PROVIDED MATERIAL:
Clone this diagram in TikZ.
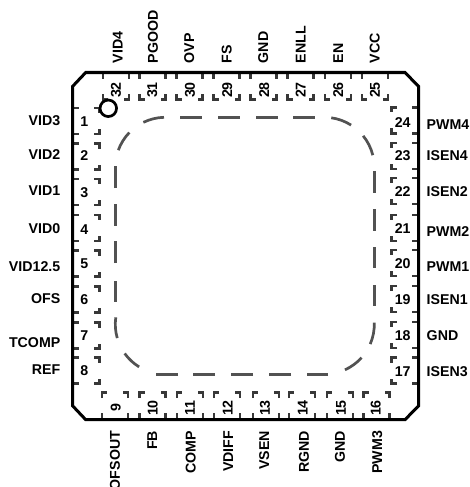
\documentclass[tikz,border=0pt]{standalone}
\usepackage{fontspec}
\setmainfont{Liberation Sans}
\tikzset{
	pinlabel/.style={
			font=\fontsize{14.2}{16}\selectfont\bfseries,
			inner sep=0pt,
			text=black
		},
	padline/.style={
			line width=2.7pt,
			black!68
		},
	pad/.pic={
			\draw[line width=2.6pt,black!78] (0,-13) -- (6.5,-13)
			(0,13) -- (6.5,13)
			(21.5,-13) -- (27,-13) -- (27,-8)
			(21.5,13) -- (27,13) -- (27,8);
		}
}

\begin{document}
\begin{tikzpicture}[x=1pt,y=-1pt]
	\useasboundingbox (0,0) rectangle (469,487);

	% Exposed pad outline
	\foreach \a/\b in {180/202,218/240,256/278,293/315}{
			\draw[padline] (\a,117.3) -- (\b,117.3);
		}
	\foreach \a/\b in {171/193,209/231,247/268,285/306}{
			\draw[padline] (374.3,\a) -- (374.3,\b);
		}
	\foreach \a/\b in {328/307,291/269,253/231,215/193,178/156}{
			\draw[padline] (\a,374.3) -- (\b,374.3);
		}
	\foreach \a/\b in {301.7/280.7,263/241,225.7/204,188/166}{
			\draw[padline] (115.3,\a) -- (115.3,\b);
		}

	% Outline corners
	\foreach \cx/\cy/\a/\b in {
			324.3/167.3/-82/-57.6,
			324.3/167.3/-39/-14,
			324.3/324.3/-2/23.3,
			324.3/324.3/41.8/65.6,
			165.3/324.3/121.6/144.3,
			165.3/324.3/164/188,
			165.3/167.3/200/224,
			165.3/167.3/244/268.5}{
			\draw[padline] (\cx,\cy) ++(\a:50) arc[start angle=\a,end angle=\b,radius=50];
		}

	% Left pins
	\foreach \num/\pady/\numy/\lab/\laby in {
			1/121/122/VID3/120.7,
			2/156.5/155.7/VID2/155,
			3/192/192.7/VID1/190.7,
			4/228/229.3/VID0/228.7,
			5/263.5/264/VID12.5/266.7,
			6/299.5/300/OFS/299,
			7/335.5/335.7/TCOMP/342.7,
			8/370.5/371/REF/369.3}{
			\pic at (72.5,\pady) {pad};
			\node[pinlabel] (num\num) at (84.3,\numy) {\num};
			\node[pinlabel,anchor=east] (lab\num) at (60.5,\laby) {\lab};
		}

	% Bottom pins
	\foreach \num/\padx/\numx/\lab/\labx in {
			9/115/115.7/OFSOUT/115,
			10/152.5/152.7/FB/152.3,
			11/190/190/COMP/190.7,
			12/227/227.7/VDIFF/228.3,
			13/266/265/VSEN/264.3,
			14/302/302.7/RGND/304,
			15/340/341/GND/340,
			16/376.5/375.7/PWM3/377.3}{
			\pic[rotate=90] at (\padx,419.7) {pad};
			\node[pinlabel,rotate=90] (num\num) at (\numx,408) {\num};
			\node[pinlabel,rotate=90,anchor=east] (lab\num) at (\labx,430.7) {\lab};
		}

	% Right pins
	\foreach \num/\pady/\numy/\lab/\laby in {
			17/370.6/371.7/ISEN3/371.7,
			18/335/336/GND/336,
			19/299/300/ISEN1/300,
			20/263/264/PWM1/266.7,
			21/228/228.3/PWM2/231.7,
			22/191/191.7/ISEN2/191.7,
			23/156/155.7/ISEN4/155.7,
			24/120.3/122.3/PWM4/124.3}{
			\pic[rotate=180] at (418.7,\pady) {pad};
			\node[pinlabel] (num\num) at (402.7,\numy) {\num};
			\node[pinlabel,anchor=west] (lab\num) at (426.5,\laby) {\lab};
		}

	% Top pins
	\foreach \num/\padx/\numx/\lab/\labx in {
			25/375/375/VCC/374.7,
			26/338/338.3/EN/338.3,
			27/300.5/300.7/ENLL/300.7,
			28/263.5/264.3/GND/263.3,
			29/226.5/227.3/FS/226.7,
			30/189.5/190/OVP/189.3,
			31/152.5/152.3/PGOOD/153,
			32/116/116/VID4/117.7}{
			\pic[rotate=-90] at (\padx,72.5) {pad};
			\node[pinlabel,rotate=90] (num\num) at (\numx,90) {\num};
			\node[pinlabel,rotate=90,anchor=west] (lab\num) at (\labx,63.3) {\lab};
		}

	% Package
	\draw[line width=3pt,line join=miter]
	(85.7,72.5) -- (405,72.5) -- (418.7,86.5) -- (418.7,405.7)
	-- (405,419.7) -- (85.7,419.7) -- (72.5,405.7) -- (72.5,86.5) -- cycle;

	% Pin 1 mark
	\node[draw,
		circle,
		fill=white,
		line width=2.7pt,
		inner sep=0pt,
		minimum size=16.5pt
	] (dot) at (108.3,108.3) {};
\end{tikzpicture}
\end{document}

WRITTEN REQUEST:
Quote the listing above in full, except for the pictures.

ANSWER FOR THIS EXERCISE:
Clone this diagram in TikZ.
\documentclass[tikz,border=0pt]{standalone}
\usepackage{fontspec}
\setmainfont{Liberation Sans}
\tikzset{
	pinlabel/.style={
			font=\fontsize{14.2}{16}\selectfont\bfseries,
			inner sep=0pt,
			text=black
		},
	padline/.style={
			line width=2.7pt,
			black!68
		},
	pad/.pic={
			\draw[line width=2.6pt,black!78] (0,-13) -- (6.5,-13)
			(0,13) -- (6.5,13)
			(21.5,-13) -- (27,-13) -- (27,-8)
			(21.5,13) -- (27,13) -- (27,8);
		}
}

\begin{document}
\begin{tikzpicture}[x=1pt,y=-1pt]
	\useasboundingbox (0,0) rectangle (469,487);

	% Exposed pad outline
	\foreach \a/\b in {180/202,218/240,256/278,293/315}{
			\draw[padline] (\a,117.3) -- (\b,117.3);
		}
	\foreach \a/\b in {171/193,209/231,247/268,285/306}{
			\draw[padline] (374.3,\a) -- (374.3,\b);
		}
	\foreach \a/\b in {328/307,291/269,253/231,215/193,178/156}{
			\draw[padline] (\a,374.3) -- (\b,374.3);
		}
	\foreach \a/\b in {301.7/280.7,263/241,225.7/204,188/166}{
			\draw[padline] (115.3,\a) -- (115.3,\b);
		}

	% Outline corners
	\foreach \cx/\cy/\a/\b in {
			324.3/167.3/-82/-57.6,
			324.3/167.3/-39/-14,
			324.3/324.3/-2/23.3,
			324.3/324.3/41.8/65.6,
			165.3/324.3/121.6/144.3,
			165.3/324.3/164/188,
			165.3/167.3/200/224,
			165.3/167.3/244/268.5}{
			\draw[padline] (\cx,\cy) ++(\a:50) arc[start angle=\a,end angle=\b,radius=50];
		}

	% Left pins
	\foreach \num/\pady/\numy/\lab/\laby in {
			1/121/122/VID3/120.7,
			2/156.5/155.7/VID2/155,
			3/192/192.7/VID1/190.7,
			4/228/229.3/VID0/228.7,
			5/263.5/264/VID12.5/266.7,
			6/299.5/300/OFS/299,
			7/335.5/335.7/TCOMP/342.7,
			8/370.5/371/REF/369.3}{
			\pic at (72.5,\pady) {pad};
			\node[pinlabel] (num\num) at (84.3,\numy) {\num};
			\node[pinlabel,anchor=east] (lab\num) at (60.5,\laby) {\lab};
		}

	% Bottom pins
	\foreach \num/\padx/\numx/\lab/\labx in {
			9/115/115.7/OFSOUT/115,
			10/152.5/152.7/FB/152.3,
			11/190/190/COMP/190.7,
			12/227/227.7/VDIFF/228.3,
			13/266/265/VSEN/264.3,
			14/302/302.7/RGND/304,
			15/340/341/GND/340,
			16/376.5/375.7/PWM3/377.3}{
			\pic[rotate=90] at (\padx,419.7) {pad};
			\node[pinlabel,rotate=90] (num\num) at (\numx,408) {\num};
			\node[pinlabel,rotate=90,anchor=east] (lab\num) at (\labx,430.7) {\lab};
		}

	% Right pins
	\foreach \num/\pady/\numy/\lab/\laby in {
			17/370.6/371.7/ISEN3/371.7,
			18/335/336/GND/336,
			19/299/300/ISEN1/300,
			20/263/264/PWM1/266.7,
			21/228/228.3/PWM2/231.7,
			22/191/191.7/ISEN2/191.7,
			23/156/155.7/ISEN4/155.7,
			24/120.3/122.3/PWM4/124.3}{
			\pic[rotate=180] at (418.7,\pady) {pad};
			\node[pinlabel] (num\num) at (402.7,\numy) {\num};
			\node[pinlabel,anchor=west] (lab\num) at (426.5,\laby) {\lab};
		}

	% Top pins
	\foreach \num/\padx/\numx/\lab/\labx in {
			25/375/375/VCC/374.7,
			26/338/338.3/EN/338.3,
			27/300.5/300.7/ENLL/300.7,
			28/263.5/264.3/GND/263.3,
			29/226.5/227.3/FS/226.7,
			30/189.5/190/OVP/189.3,
			31/152.5/152.3/PGOOD/153,
			32/116/116/VID4/117.7}{
			\pic[rotate=-90] at (\padx,72.5) {pad};
			\node[pinlabel,rotate=90] (num\num) at (\numx,90) {\num};
			\node[pinlabel,rotate=90,anchor=west] (lab\num) at (\labx,63.3) {\lab};
		}

	% Package
	\draw[line width=3pt,line join=miter]
	(85.7,72.5) -- (405,72.5) -- (418.7,86.5) -- (418.7,405.7)
	-- (405,419.7) -- (85.7,419.7) -- (72.5,405.7) -- (72.5,86.5) -- cycle;

	% Pin 1 mark
	\node[draw,
		circle,
		fill=white,
		line width=2.7pt,
		inner sep=0pt,
		minimum size=16.5pt
	] (dot) at (108.3,108.3) {};
\end{tikzpicture}
\end{document}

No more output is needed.